In decades past, most companies maintained discrete business units that resulted in data silos. Even today, on-premise OT systems like data historians often restrict access to users beyond an individual facility. These walled-off sources of data left blind spots, masking areas of leverage and opportunity. Furthermore, industrial data tends to live in wildly disparate systems. Time-series data may have inconsistent timestamps, for example, and data is frequently missing or filled with errors. As a result, data scientists can spend the majority of their time just cleaning, structuring, and enriching raw data, so it is AI/ML ready.

Correcting this situation requires a management strategy that makes OT data legible to maintenance systems.

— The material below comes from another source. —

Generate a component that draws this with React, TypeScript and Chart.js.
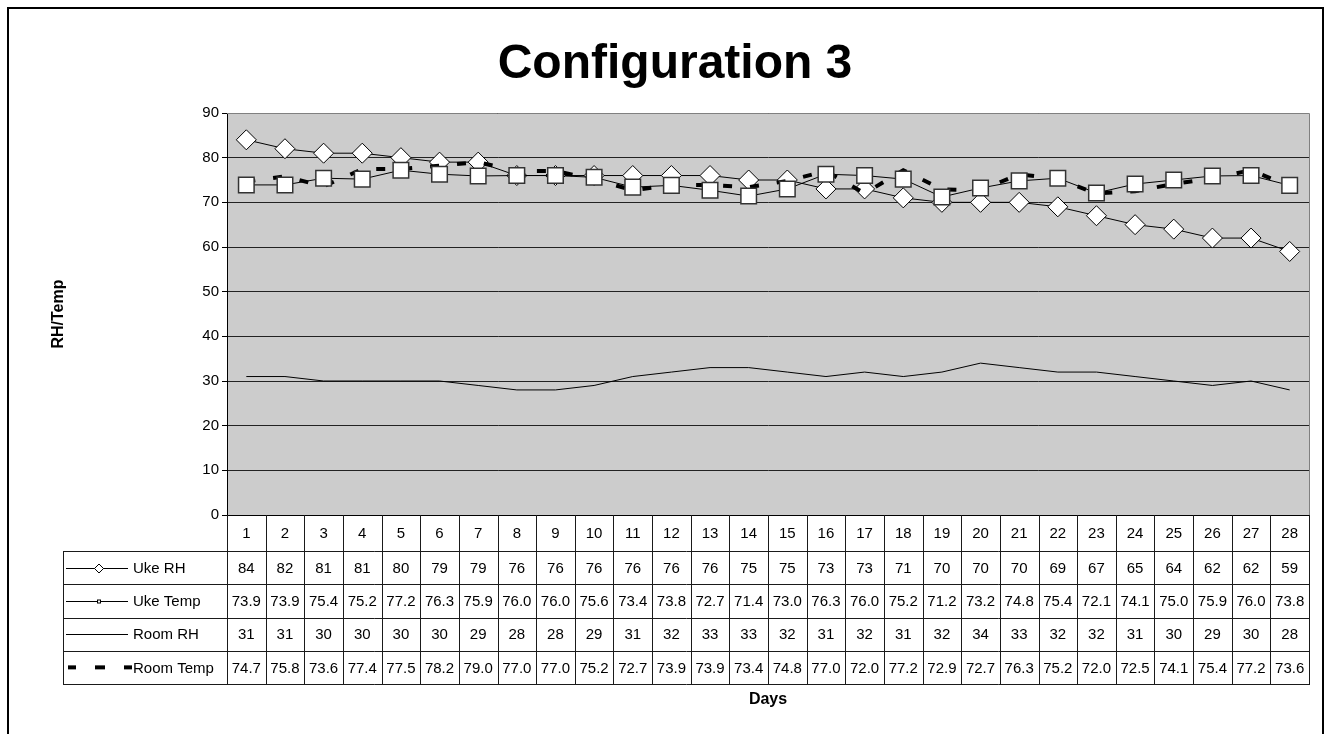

AI also facilitates OT data preparation. AI-enabled label correction can turn uncategorized or improperly categorized work order data into accurately labeled information based on a training set of high-quality data. In one case, a freight railway company was able to flip its set of work order data from 43% unusable to 93% clean using this technique.

A suitable solution allows teams to better oversee the lifecycle of asset utilization through data-based planning, optimization, execution, and tracking of preventative maintenance activities. It can also significantly improve deployment efficiency and accelerate value realization from years and months to mere weeks.

Connecting sensor data from industrial machinery and processes, maintenance and repair systems, and manufacturing execution systems can help realize the smart manufacturing future so highly sought after. It will allow manufacturers to fix problems before they happen, optimize maintenance schedules for cost and performance, and increase productivity and quality without putting asset life at risk. This allows your available labor force to remain on value-added tasks rather than spending time on avoidable repairs and data management. Not only will it increase your company’s efficiency, but it will add to worker satisfaction and engagement.

See More: 6 Data Management Trends to Watch for in 2022

AI Equips Maintenance Teams With Data-backed Support

AI-powered asset performance management can improve labor efficiency, help teams stay on top of productivity, and reduce overall maintenance costs. It can better balance low-reward maintenance tasks against high-reward tasks without incurring additional risk. Further, this enables departments to reallocate savings to recruitment programs or apprenticeships that build a stronger, more effective workforce while helping to eliminate future shortages.

Fulfilling the promise of AI to help extend staffing, however, will require a foundation of data integrity plus expertise in the proper use of AI/ML. With the right amount of technology, expertise, and corporate will, it will be possible to address challenges with machine failures and technician shortages. Applied correctly, AI will be a key contributor to operational excellence.